USEPA / EPATADA

This R package can be used to compile and evaluate Water Quality Portal (WQP) data for samples collected from surface water monitoring sites on streams and lakes. It can be used to create applications that support water quality programs and help states, tribes, and other stakeholders efficiently analyze the data.
https://usepa.github.io/EPATADA/
Creative Commons Zero v1.0 Universal
39 stars 18 forks source link

Create function to find paired data (T, pH, hardness dependent criteria) #392

Closed cristinamullin closed 1 week ago

cristinamullin commented 7 months ago

Is your feature request related to a problem? Please describe.

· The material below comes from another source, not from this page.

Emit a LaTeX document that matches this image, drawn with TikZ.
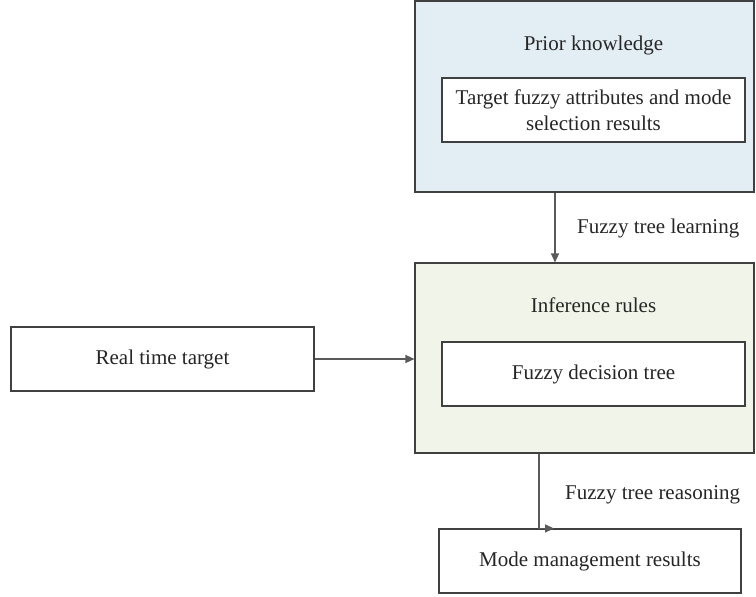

T, pH, hardness, etc. dependent water quality assessment criteria (e.g. metals) require a default value that is site specific OR preferably a paired T, pH, hardness, etc. sample from the same day, time and location as the pollutant sample (e.g. metals).

Describe the solution you'd like

Use similar logic to the ID duplicate results between/within orgs functions and the TADA_PairReplicates function. Create a new function, TADA_FindPairedData.

  1. Group data by org, site, date, characteristics of interest (function would require a site input & characteristics of interest)
  2. Define main characteristic (pollutant such as a metal - only 1) and paired chars of interest (ph, T, DO, hardness, etc. - select multiple)
  3. Look within a user defined time window (default: 10 minutes). See example logic in TADA_PairReplicates
  4. Look within site (default) or include nearby sites (user defined area/radius). Leverage TADA_FindNearbySites

Reminders for TADA contributors addressing this issue

New features should include all of the following work:

hillarymarler commented 7 months ago

I have done similar work on Illinois data in the past (finding paired T, pH, hardness, etc. sample from the same day, time and location), but only from the same MonitoringLocation/date. I like the idea to leverage TADA_FindNearbySites()

hillarymarler commented 2 months ago

Once we've created TADA.MonitoringLocationIdentifier (which would then be modified after site review if the decision to treat two Monitoring Locations as one?), maybe we will not need to leverage TADA_FindNearbySItes() in this function?

hillarymarler commented 1 month ago

There needs to be an option to substitute a default value for hardness, pH, temperature.

hillarymarler commented 4 weeks ago

I've been working on this a bit. In the case of hardness, there are multiple characteristic names that correspond to hardness. In the current draft, users can rank the characteristic names so that if more than one is present and a possible pair for a result, the highest ranked one will be selected.

I am not sure what the default order of the ranking should be if the user fails to provide a ranking ref.

hillarymarler commented 2 weeks ago

I have a working draft of a pairing function in the demo_impairment_functions branch (https://github.com/USEPA/EPATADA/blob/demo_impairment_functions/R/Module3.R). Relevant code begins at line 282 and includes two functions, TADA_CreatePairRef and TADA_PairForCriteriaCalc.

I have not yet included a way to set a default value for missing values as I haven't figured out how to incorporate that yet.

hillarymarler commented 1 week ago

I moved this function to its own branch/BR (it is no longer in the demo_impairment_functions branch).